Facioscapulohumeral MD (FSHD)

What is Facioscapulohumeral Muscular Dystrophy?

Facioscapulohumeral muscular dystrophy (FSHD) is a genetic muscle disorder in which the muscles of the face, shoulder blades and upper arms are among the most severely affected. The long name comes from facies, the Latin word and medical term for face; scapula, the Latin word and anatomical term for shoulder blade; and humerus, the Latin word for upper arm and the anatomical term for the bone that goes from the shoulder to the elbow.

The term muscular dystrophy means slowly progressive muscle degeneration, with increasing weakness and wasting (loss of bulk) of muscles. In FSHD, weakness first and most seriously affects the face, shoulders and upper arms, but the disease usually also causes weakness in other muscles. Because FSHD is a disease that usually progresses very slowly and rarely affects the heart or respiratory system, it isn’t considered life-threatening. Most people with the disease have a normal life span.

What causes FSHD?

FSHD is almost always associated with a genetic mistake (mutation) that leads to a shorter than usual segment of DNA on chromosome 4. The segment isn’t part of any particular gene, but it nevertheless interferes with the correct processing of genetic material. Recent research has found that the abnormally short DNA segment prevents a molecular "braking system" from operating. Without the braking system, cells make proteins they’re not supposed to make. (A small number of people have a disorder that looks exactly like FSHD but don’t have the short segment on chromosome 4.
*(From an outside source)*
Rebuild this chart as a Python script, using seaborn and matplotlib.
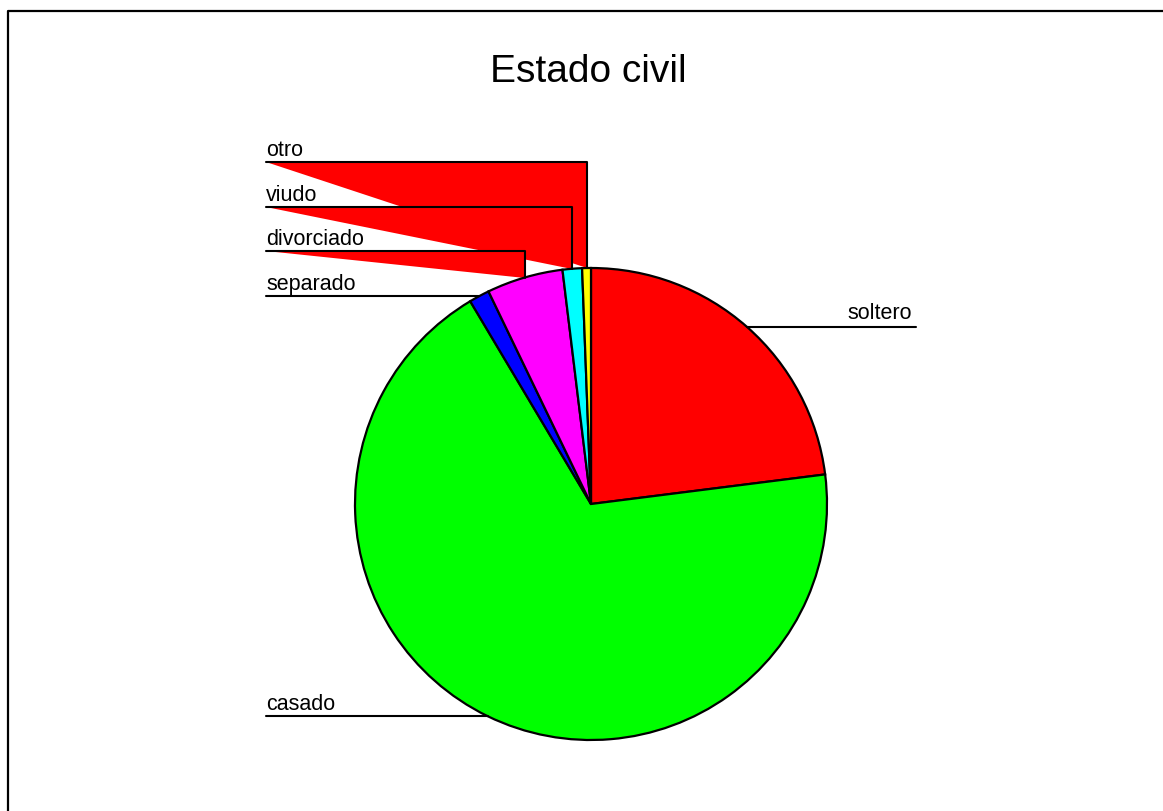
import seaborn as sns
import matplotlib.pyplot as plt
import numpy as np

# Estado civil (porcentajes)
categorias = ["soltero", "casado", "separado", "divorciado", "viudo", "otro"]
porcentajes = [23.0, 68.45, 1.4, 5.22, 1.33, 0.6]
colores = ["#FF0000", "#00FF00", "#0000FF", "#FF00FF", "#00FFFF", "#FFFF00"]
titulo = "Estado civil"

sns.set_style("white")
plt.rcParams["font.family"] = ["Liberation Sans", "DejaVu Sans"]
plt.rcParams["text.color"] = "black"

W, H = 1163, 812
fig = plt.figure(figsize=(W / 100, H / 100), dpi=100)
ax = fig.add_axes([0, 0, 1, 1])

# pie in pixel-like coords (y up)
cx, cy, r = 591, 307, 236
wedges, _ = ax.pie(porcentajes, colors=colores, startangle=90, counterclock=False,
                   center=(cx, cy), radius=r,
                   wedgeprops=dict(edgecolor="black", linewidth=1.6, zorder=2))

ax.set_xlim(0, W)
ax.set_ylim(0, H)
ax.set_aspect("equal")
ax.axis("off")

# leader lines
x_left, x_right = cx - 325, cx + 325
gap = 44.7
prev_y = None
for w, lab in zip(wedges, categorias):
    ang = np.deg2rad((w.theta1 + w.theta2) / 2)
    mx, my = cx + r * np.cos(ang), cy + r * np.sin(ang)
    if mx >= cx:
        ax.plot([mx, x_right], [my, my], color="black", lw=1.5, zorder=3)
        ax.text(x_right - 4, my + 9, lab, ha="right", va="baseline", fontsize=15.5)
        continue
    ly = my
    if my > cy:
        if prev_y is not None:
            ly = max(my, prev_y + gap)
        prev_y = ly
    # the source program fills the leader polyline
    ax.fill([x_left, mx, mx], [ly, ly, my], color="#FF0000", lw=0, zorder=1)
    ax.plot([x_left, mx, mx], [ly, ly, my], color="black", lw=1.5, zorder=3)
    ax.text(x_left, ly + 7, lab, ha="left", va="baseline", fontsize=15.5, zorder=4)

ax.text(588, H - 82, titulo, ha="center", va="baseline", fontsize=28)

# outer frame
ax.plot([8, 8, W], [0, H - 12, H - 12], color="black", lw=1.6, clip_on=False)

fig.savefig("out.png", dpi=100)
The genetic cause of their disorder has yet to be identified.) When scientists first discovered the missing chromosome 4 DNA, they thought it might lie inside a gene that carried instructions for a muscle protein. Later, when no such gene was found, they surmised that the loss of the DNA might affect neighbouring genes — that these neighbouring genes, needed by muscle, were perhaps being switched off by the DNA alteration. Today, scientists think the missing DNA section on chromosome 4 may allow neighbouring genes to switch on and be used for protein manufacturing even though they would normally be switched off in muscle cells. If this theory is true, then the problem in FSHD muscles is one of too many, rather than too few, proteins in FSHDaffected muscles.